Neither process has a fixed duration. A B2B SaaS product entering a crowded market might need four weeks of product discovery. A consumer app in a space with obvious demand might need ten days. The measure is confidence in the decisions, not time spent.
The founders who build well, ship on schedule, and avoid expensive restarts are almost always the ones who took both discovery processes seriously before writing the first line of production code. That discipline is harder to maintain under investor pressure or competitive urgency. But the cost of skipping it shows up reliably, and it always costs more than the time it would have taken to do it right.
Frequently asked questions
Can product discovery and technical discovery happen at the same time?
They can overlap slightly at the margins, but running them fully in parallel creates risk. If your product definition is still shifting during technical discovery, your engineers are making architectural decisions based on unstable requirements.
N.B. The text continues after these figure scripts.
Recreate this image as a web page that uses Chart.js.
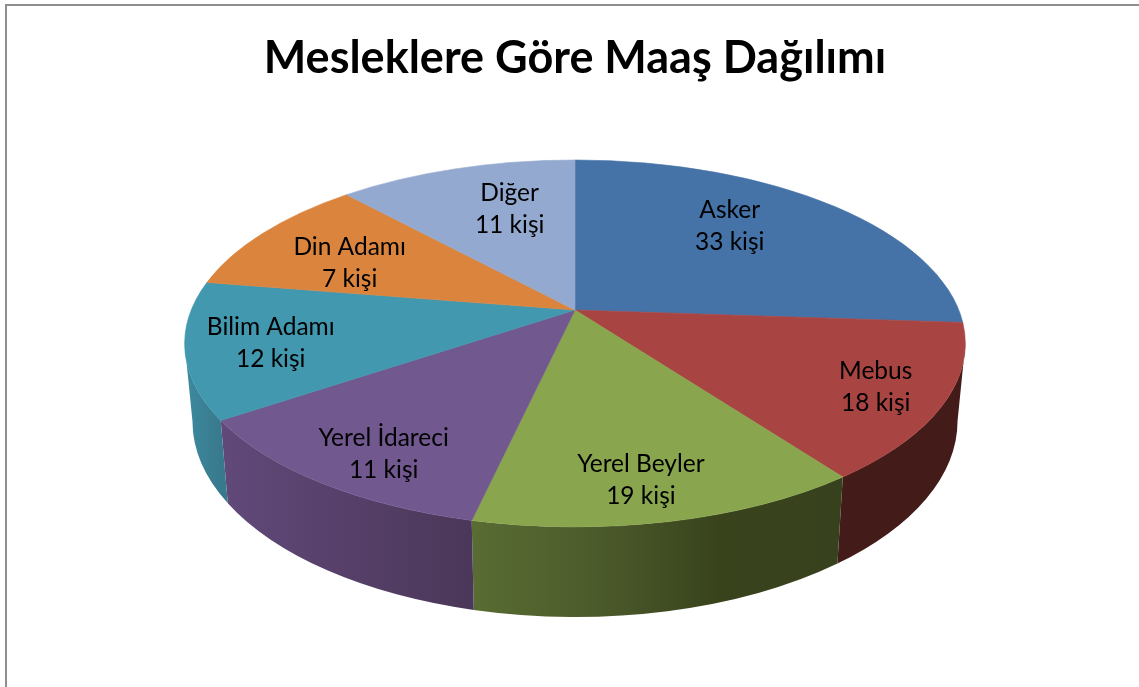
<!DOCTYPE html>
<html>
<head>
<meta charset="utf-8">
<style>
  html, body { margin: 0; padding: 0; background: #fff; }
  canvas { display: block; }
</style>
<script src="https://cdn.jsdelivr.net/npm/chart.js@4"></script>
</head>
<body>
<canvas id="myChart" width="1139" height="687"></canvas>
<script>
const titleText = 'Mesleklere Göre Maaş Dağılımı';
const professions = ['Asker', 'Mebus', 'Yerel Beyler', 'Yerel İdareci', 'Bilim Adamı', 'Din Adamı', 'Diğer'];
const personCounts = [33, 18, 19, 11, 12, 7, 11];
// slice size is the salary share, the labels show head counts
const salaryShares = [26.1, 13.75, 13.7, 12, 12, 10.65, 11.8];

const faceColors = ['#4572a7', '#a84543', '#89a54e', '#71588f', '#4198af', '#db843d', '#93a9cf'];
// left to right stops for the visible outer walls
const wallColors = [null, ['#431b19', '#431b19'], ['#596c33', '#4c5b2b', '#38431c', '#38411d'], ['#61497a', '#4b3759'], ['#3d8a9f', '#39798d'], null, null];

// fractions of the way to the rim, horizontal and vertical
const labelFractions = [[0.62, 0.79], [0.815, 0.81], [0.685, 0.8], [0.75, 0.83], [0.78, 0.82], [0.725, 0.62], [0.55, 0.72]];

const tilt = 0.4622, nearFar = 0.1825, wallDrop = 77.5, wallRx = 0.98, wallRy = 1.068;

const project = (arc, angle) => {
  const w = 1 - nearFar * Math.sin(angle);
  return {
    x: arc.outerRadius * Math.cos(angle) / w,
    y: arc.outerRadius * tilt * Math.sin(angle) / w
  };
};

const faceEllipse = arc => {
  const R = arc.outerRadius;
  const rx = R / Math.sqrt(1 - nearFar * nearFar);
  const top = -R * tilt / (1 + nearFar), bottom = R * tilt / (1 - nearFar);
  return { cx: arc.x, cy: arc.y + (top + bottom) / 2, rx, ry: (bottom - top) / 2 };
};

const rimParam = (arc, angle) => {
  const e = faceEllipse(arc), p = project(arc, angle);
  return Math.atan2((arc.y + p.y - e.cy) / e.ry, p.x / e.rx);
};

const perspectivePie = {
  id: 'perspectivePie',
  beforeDatasetsDraw(chart) {
    const { ctx } = chart;
    const arcs = chart.getDatasetMeta(0).data;
    const e = faceEllipse(arcs[0]);

    ctx.save();
    arcs.forEach((arc, i) => {
      if (!wallColors[i]) return;
      const t0 = rimParam(arc, arc.startAngle);
      let t1 = rimParam(arc, arc.endAngle);
      while (t1 < t0) t1 += Math.PI * 2;
      const from = Math.max(t0, 0), to = Math.min(t1, Math.PI);
      if (to <= from) return;
      const x0 = e.cx + e.rx * Math.cos(to), x1 = e.cx + e.rx * Math.cos(from);
      const grad = ctx.createLinearGradient(x0, 0, x1, 0);
      wallColors[i].forEach((c, n) => grad.addColorStop(n / (wallColors[i].length - 1), c));
      ctx.fillStyle = grad;
      ctx.beginPath();
      ctx.ellipse(e.cx, e.cy, e.rx, e.ry, 0, from, to);
      ctx.ellipse(e.cx, e.cy + wallDrop, e.rx * wallRx, e.ry * wallRy, 0, to, from, true);
      ctx.closePath();
      ctx.fill();
    });

    arcs.forEach((arc, i) => {
      ctx.fillStyle = ctx.strokeStyle = faceColors[i];
      ctx.lineWidth = 0.6;
      ctx.beginPath();
      ctx.moveTo(arc.x, arc.y);
      ctx.ellipse(e.cx, e.cy, e.rx, e.ry, 0, rimParam(arc, arc.startAngle), rimParam(arc, arc.endAngle));
      ctx.closePath();
      ctx.fill();
      ctx.stroke();
    });

    ctx.fillStyle = '#000';
    ctx.font = '24.5px Lato';
    ctx.textAlign = 'center';
    ctx.textBaseline = 'middle';
    arcs.forEach((arc, i) => {
      const p = project(arc, (arc.startAngle + arc.endAngle) / 2);
      const x = arc.x + p.x * labelFractions[i][0];
      const y = arc.y + p.y * labelFractions[i][1] + 1;
      ctx.fillText(professions[i], x, y - 16);
      ctx.fillText(personCounts[i] + ' kişi', x, y + 16);
    });
    ctx.restore();
    return false;
  }
};

const frameLines = {
  id: 'frameLines',
  beforeDraw(chart) {
    const { ctx, width, height } = chart;
    ctx.save();
    ctx.strokeStyle = '#8f8f8f';
    ctx.lineWidth = 2;
    ctx.beginPath();
    ctx.moveTo(6, height);
    ctx.lineTo(6, 5);
    ctx.lineTo(width, 5);
    ctx.stroke();
    ctx.restore();
  }
};

new Chart(document.getElementById('myChart').getContext('2d'), {
  type: 'pie',
  data: {
    labels: professions,
    datasets: [{
      data: salaryShares,
      backgroundColor: faceColors,
      borderWidth: 0
    }]
  },
  options: {
    responsive: false,
    animation: false,
    radius: 383.8,
    layout: { padding: { left: 11, bottom: 159 } },
    plugins: {
      legend: { display: false },
      tooltip: { enabled: false },
      title: {
        display: true,
        text: titleText,
        color: '#000',
        font: { family: 'Lato', size: 45, weight: 'bold', lineHeight: 1.2 },
        padding: { top: 31, bottom: 7 }
      }
    }
  },
  plugins: [frameLines, perspectivePie]
});
</script>
</body>
</html>
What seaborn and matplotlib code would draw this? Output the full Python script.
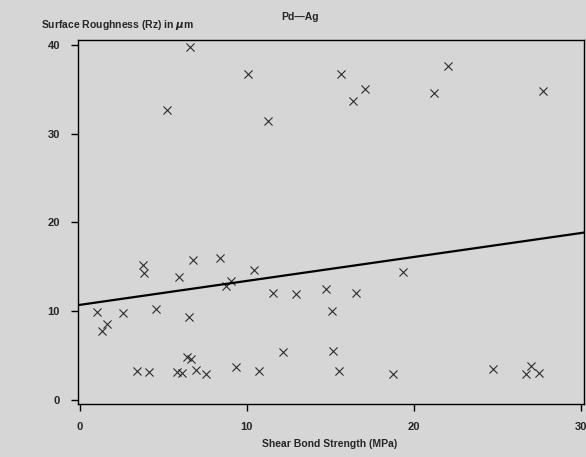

The cleaner sequence is to complete the core of product discovery first, then begin technical discovery with a locked problem statement and MVP scope.
How long should each discovery phase take for an early-stage startup?
Product discovery typically runs two to four weeks for a first-time founder with no prior customer relationships in the space. Technical discovery for an MVP-scale product usually takes one to two weeks. Smaller scope products can move faster. What matters is not hitting a time target but reaching the point where decisions can be made with evidence rather than assumption.
Should we hire someone to run discovery or do it ourselves?
Founders should lead product discovery. You can hire a UX researcher or product strategist to support the process, but the person who talks to customers and synthesizes the findings needs to be someone who will live with those decisions for years. Technical discovery is a reasonable thing to delegate to a trusted development partner, as long as the founder reviews and challenges the outputs before sign-off.
What is the difference between a discovery sprint and a full discovery process?
A discovery sprint is a time-boxed, structured version of the discovery process, usually one to two weeks, designed to produce specific decisions quickly. A full discovery process may involve multiple rounds of user interviews, iterative prototype testing, and broader market analysis over several weeks. For most early-stage products, a well-run discovery sprint is sufficient to validate the core assumptions before moving into development.
How do we know if our product discovery was actually valid and not just confirmation bias?
The clearest signal is whether your interviews surfaced evidence that contradicted your assumptions. If every conversation confirmed what you already believed, you likely asked leading questions or spoke to people already predisposed to like your idea. Valid discovery includes at least some findings that forced you to change something, whether that is the target persona, the core feature set, or the pricing model.